# Set task
Below is a listing to transcribe in full and exactly; keep the pictures out.

## Start

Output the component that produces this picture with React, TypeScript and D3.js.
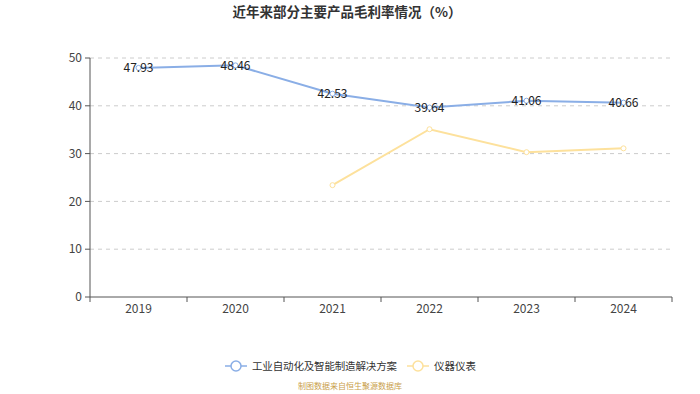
import React from "react";
import * as d3 from "d3";

const categories = ["2019", "2020", "2021", "2022", "2023", "2024"];
const seriesNames = ["工业自动化及智能制造解决方案", "仪器仪表"];
const industrial = [47.93, 48.46, 42.53, 39.64, 41.06, 40.66];
const instruments: (number | null)[] = [null, null, 23.4, 35.1, 30.3, 31.1];
const yTicks = [0, 10, 20, 30, 40, 50];

const W = 700, H = 394;
const left = 90, right = 672, top = 58, bottom = 297;
const colors = ["#8aaee6", "#fde19c"];
const font = "'Noto Sans CJK SC', 'Noto Sans', sans-serif";

export default function App() {
  const x = d3.scaleBand<string>().domain(categories).range([left, right]);
  const y = d3.scaleLinear().domain([0, 50]).range([bottom, top]);
  const cx = (c: string) => (x(c) as number) + x.bandwidth() / 2;
  const line = d3
    .line<number | null>()
    .defined((d) => d != null)
    .x((_, i) => cx(categories[i]))
    .y((d) => y(d as number));
  const series = [industrial, instruments];
  const tickXs = d3.range(categories.length + 1).map((i) => left + i * x.bandwidth());

  return (
    <svg width={W} height={H} style={{ position: "absolute", left: 0, top: 0, fontFamily: font }}>
      <rect width={W} height={H} fill="#fff" />
      <text x={347} y={17} textAnchor="middle" fontSize={13.5} fontWeight="bold" fill="#333">
        近年来部分主要产品毛利率情况（%）
      </text>
      {yTicks.map((t) => (
        <g key={t}>
          {t > 0 && (
            <line x1={left} x2={right} y1={y(t)} y2={y(t)} stroke="#ccc" strokeDasharray="4,4" />
          )}
          <line x1={left - 5} x2={left} y1={y(t)} y2={y(t)} stroke="#555" />
          <text x={left - 8} y={y(t)} dy="0.35em" textAnchor="end" fontSize={12} fill="#444">
            {t}
          </text>
        </g>
      ))}
      <line x1={left} x2={left} y1={top} y2={bottom} stroke="#555" />
      <line x1={left} x2={right} y1={bottom} y2={bottom} stroke="#555" />
      {tickXs.map((tx, i) => (
        <line key={i} x1={tx} x2={tx} y1={bottom} y2={bottom + 5} stroke="#555" />
      ))}
      {categories.map((c) => (
        <text key={c} x={cx(c)} y={bottom + 16} textAnchor="middle" fontSize={12} fill="#444">
          {c}
        </text>
      ))}
      {series.map((s, si) => (
        <g key={si}>
          <path d={line(s) || ""} fill="none" stroke={colors[si]} strokeWidth={2} />
          {s.map((v, i) =>
            v == null ? null : (
              <circle key={i} cx={cx(categories[i])} cy={y(v)} r={2.5} fill="#fff" stroke={colors[si]} strokeWidth={1} />
            )
          )}
        </g>
      ))}
      {industrial.map((v, i) => (
        <text key={i} x={cx(categories[i])} y={y(v)} dy="0.35em" textAnchor="middle" fontSize={12} fill="#222">
          {v.toFixed(2)}
        </text>
      ))}
      {/* legend */}
      <g>
        <line x1={225} x2={247} y1={366} y2={366} stroke={colors[0]} strokeWidth={1.5} />
        <circle cx={236} cy={366} r={5} fill="#fff" stroke={colors[0]} strokeWidth={1.5} />
        <text x={252} y={366} dy="0.35em" fontSize={10.5} textLength={145} fill="#333">{seriesNames[0]}</text>
        <line x1={407} x2={429} y1={366} y2={366} stroke={colors[1]} strokeWidth={1.5} />
        <circle cx={418} cy={366} r={5} fill="#fff" stroke={colors[1]} strokeWidth={1.5} />
        <text x={434} y={366} dy="0.35em" fontSize={10.5} textLength={42} fill="#333">{seriesNames[1]}</text>
      </g>
      <text x={350} y={389} textAnchor="middle" fontSize={8} fill="#c9a04a">
        制图数据来自恒生聚源数据库
      </text>
    </svg>
  );
}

## End

# Result
Output the component that produces this picture with React, TypeScript and D3.js.
import React from "react";
import * as d3 from "d3";

const categories = ["2019", "2020", "2021", "2022", "2023", "2024"];
const seriesNames = ["工业自动化及智能制造解决方案", "仪器仪表"];
const industrial = [47.93, 48.46, 42.53, 39.64, 41.06, 40.66];
const instruments: (number | null)[] = [null, null, 23.4, 35.1, 30.3, 31.1];
const yTicks = [0, 10, 20, 30, 40, 50];

const W = 700, H = 394;
const left = 90, right = 672, top = 58, bottom = 297;
const colors = ["#8aaee6", "#fde19c"];
const font = "'Noto Sans CJK SC', 'Noto Sans', sans-serif";

export default function App() {
  const x = d3.scaleBand<string>().domain(categories).range([left, right]);
  const y = d3.scaleLinear().domain([0, 50]).range([bottom, top]);
  const cx = (c: string) => (x(c) as number) + x.bandwidth() / 2;
  const line = d3
    .line<number | null>()
    .defined((d) => d != null)
    .x((_, i) => cx(categories[i]))
    .y((d) => y(d as number));
  const series = [industrial, instruments];
  const tickXs = d3.range(categories.length + 1).map((i) => left + i * x.bandwidth());

  return (
    <svg width={W} height={H} style={{ position: "absolute", left: 0, top: 0, fontFamily: font }}>
      <rect width={W} height={H} fill="#fff" />
      <text x={347} y={17} textAnchor="middle" fontSize={13.5} fontWeight="bold" fill="#333">
        近年来部分主要产品毛利率情况（%）
      </text>
      {yTicks.map((t) => (
        <g key={t}>
          {t > 0 && (
            <line x1={left} x2={right} y1={y(t)} y2={y(t)} stroke="#ccc" strokeDasharray="4,4" />
          )}
          <line x1={left - 5} x2={left} y1={y(t)} y2={y(t)} stroke="#555" />
          <text x={left - 8} y={y(t)} dy="0.35em" textAnchor="end" fontSize={12} fill="#444">
            {t}
          </text>
        </g>
      ))}
      <line x1={left} x2={left} y1={top} y2={bottom} stroke="#555" />
      <line x1={left} x2={right} y1={bottom} y2={bottom} stroke="#555" />
      {tickXs.map((tx, i) => (
        <line key={i} x1={tx} x2={tx} y1={bottom} y2={bottom + 5} stroke="#555" />
      ))}
      {categories.map((c) => (
        <text key={c} x={cx(c)} y={bottom + 16} textAnchor="middle" fontSize={12} fill="#444">
          {c}
        </text>
      ))}
      {series.map((s, si) => (
        <g key={si}>
          <path d={line(s) || ""} fill="none" stroke={colors[si]} strokeWidth={2} />
          {s.map((v, i) =>
            v == null ? null : (
              <circle key={i} cx={cx(categories[i])} cy={y(v)} r={2.5} fill="#fff" stroke={colors[si]} strokeWidth={1} />
            )
          )}
        </g>
      ))}
      {industrial.map((v, i) => (
        <text key={i} x={cx(categories[i])} y={y(v)} dy="0.35em" textAnchor="middle" fontSize={12} fill="#222">
          {v.toFixed(2)}
        </text>
      ))}
      {/* legend */}
      <g>
        <line x1={225} x2={247} y1={366} y2={366} stroke={colors[0]} strokeWidth={1.5} />
        <circle cx={236} cy={366} r={5} fill="#fff" stroke={colors[0]} strokeWidth={1.5} />
        <text x={252} y={366} dy="0.35em" fontSize={10.5} textLength={145} fill="#333">{seriesNames[0]}</text>
        <line x1={407} x2={429} y1={366} y2={366} stroke={colors[1]} strokeWidth={1.5} />
        <circle cx={418} cy={366} r={5} fill="#fff" stroke={colors[1]} strokeWidth={1.5} />
        <text x={434} y={366} dy="0.35em" fontSize={10.5} textLength={42} fill="#333">{seriesNames[1]}</text>
      </g>
      <text x={350} y={389} textAnchor="middle" fontSize={8} fill="#c9a04a">
        制图数据来自恒生聚源数据库
      </text>
    </svg>
  );
}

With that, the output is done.